**Exercise aim**
Your job is to retype all of the data word for word, leaving every image out.

**Data shown**
Begin

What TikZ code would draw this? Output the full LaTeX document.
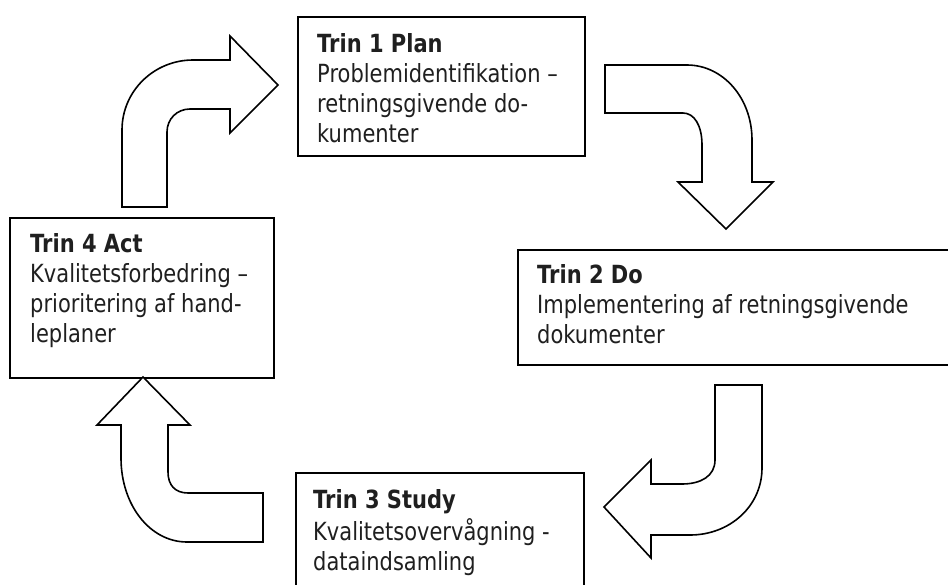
\documentclass[tikz,border=0pt]{standalone}
\usepackage{fontspec}
\setmainfont{DejaVu Sans}[FakeStretch=0.84]
\begin{document}
\begin{tikzpicture}[x=1pt,y=-1pt,
  boxstyle/.style={draw=black,line width=1.6pt,rectangle,inner sep=0pt,anchor=north west},
  txt/.style={anchor=north west,inner sep=0pt,align=left,text=black!88,font=\fontsize{25}{30}\selectfont},
  blockarrow/.style={draw=black,line width=1.6pt,fill=white,line join=miter}]
\useasboundingbox (0,0) rectangle (948,584);
\clip (0,0) rectangle (948,584);
\fill[white] (0,0) rectangle (948,584);
% boxes
\node[boxstyle,minimum width=287pt,minimum height=139pt] (b1) at (297,16) {};
\node[boxstyle,minimum width=460pt,minimum height=115pt] (b2) at (517,249) {};
\node[boxstyle,minimum width=288pt,minimum height=150pt] (b3) at (295,472) {};
\node[boxstyle,minimum width=264pt,minimum height=160pt] (b4) at (9,217) {};
% texts
\node[txt] (t1) at (317,31) {\strut\textbf{Trin 1 Plan}\\Problemidentifikation –\\retningsgivende do-\\kumenter};
\node[txt] (t2) at (537,262) {\strut\textbf{Trin 2 Do}\\Implementering af retningsgivende\\dokumenter};
\node[txt] (t3) at (313,487) {\strut\textbf{Trin 3 Study}\\Kvalitetsovervågning -\\dataindsamling};
\node[txt] (t4) at (30,231) {\strut\textbf{Trin 4 Act}\\Kvalitetsforbedring –\\prioritering af hand-\\leplaner};
% block arrows
\draw[blockarrow] (122,207) -- (122,130) .. controls (122,91) and (154,60) .. (193,60) -- (230,60) -- (230,36) -- (278,85) -- (230,133) -- (230,109) -- (190,109) .. controls (177,109) and (167,119) .. (167,132) -- (167,207) -- cycle;
\draw[blockarrow] (605,65) -- (687,65) .. controls (723,65) and (752,98) .. (752,140) -- (752,182) -- (773,182) -- (726,229) -- (678,182) -- (702,182) -- (702,145) .. controls (702,125) and (694,113) .. (683,113) -- (605,113) -- cycle;
\draw[blockarrow] (715,385) -- (762,385) -- (762,468) .. controls (762,506) and (730,535) .. (690,535) -- (651,535) -- (651,558) -- (604,507) -- (651,460) -- (651,484) -- (682,484) .. controls (701,484) and (715,476) .. (715,460) -- cycle;
\draw[blockarrow] (263,493) -- (263,542) -- (187,542) .. controls (150,542) and (121,505) .. (121,458) -- (121,425) -- (97,425) -- (143,377) -- (190,425) -- (168,425) -- (168,472) .. controls (168,485) and (175,493) .. (188,493) -- cycle;
\end{tikzpicture}
\end{document}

End

**Solution for this problem**
What TikZ code would draw this? Output the full LaTeX document.
\documentclass[tikz,border=0pt]{standalone}
\usepackage{fontspec}
\setmainfont{DejaVu Sans}[FakeStretch=0.84]
\begin{document}
\begin{tikzpicture}[x=1pt,y=-1pt,
  boxstyle/.style={draw=black,line width=1.6pt,rectangle,inner sep=0pt,anchor=north west},
  txt/.style={anchor=north west,inner sep=0pt,align=left,text=black!88,font=\fontsize{25}{30}\selectfont},
  blockarrow/.style={draw=black,line width=1.6pt,fill=white,line join=miter}]
\useasboundingbox (0,0) rectangle (948,584);
\clip (0,0) rectangle (948,584);
\fill[white] (0,0) rectangle (948,584);
% boxes
\node[boxstyle,minimum width=287pt,minimum height=139pt] (b1) at (297,16) {};
\node[boxstyle,minimum width=460pt,minimum height=115pt] (b2) at (517,249) {};
\node[boxstyle,minimum width=288pt,minimum height=150pt] (b3) at (295,472) {};
\node[boxstyle,minimum width=264pt,minimum height=160pt] (b4) at (9,217) {};
% texts
\node[txt] (t1) at (317,31) {\strut\textbf{Trin 1 Plan}\\Problemidentifikation –\\retningsgivende do-\\kumenter};
\node[txt] (t2) at (537,262) {\strut\textbf{Trin 2 Do}\\Implementering af retningsgivende\\dokumenter};
\node[txt] (t3) at (313,487) {\strut\textbf{Trin 3 Study}\\Kvalitetsovervågning -\\dataindsamling};
\node[txt] (t4) at (30,231) {\strut\textbf{Trin 4 Act}\\Kvalitetsforbedring –\\prioritering af hand-\\leplaner};
% block arrows
\draw[blockarrow] (122,207) -- (122,130) .. controls (122,91) and (154,60) .. (193,60) -- (230,60) -- (230,36) -- (278,85) -- (230,133) -- (230,109) -- (190,109) .. controls (177,109) and (167,119) .. (167,132) -- (167,207) -- cycle;
\draw[blockarrow] (605,65) -- (687,65) .. controls (723,65) and (752,98) .. (752,140) -- (752,182) -- (773,182) -- (726,229) -- (678,182) -- (702,182) -- (702,145) .. controls (702,125) and (694,113) .. (683,113) -- (605,113) -- cycle;
\draw[blockarrow] (715,385) -- (762,385) -- (762,468) .. controls (762,506) and (730,535) .. (690,535) -- (651,535) -- (651,558) -- (604,507) -- (651,460) -- (651,484) -- (682,484) .. controls (701,484) and (715,476) .. (715,460) -- cycle;
\draw[blockarrow] (263,493) -- (263,542) -- (187,542) .. controls (150,542) and (121,505) .. (121,458) -- (121,425) -- (97,425) -- (143,377) -- (190,425) -- (168,425) -- (168,472) .. controls (168,485) and (175,493) .. (188,493) -- cycle;
\end{tikzpicture}
\end{document}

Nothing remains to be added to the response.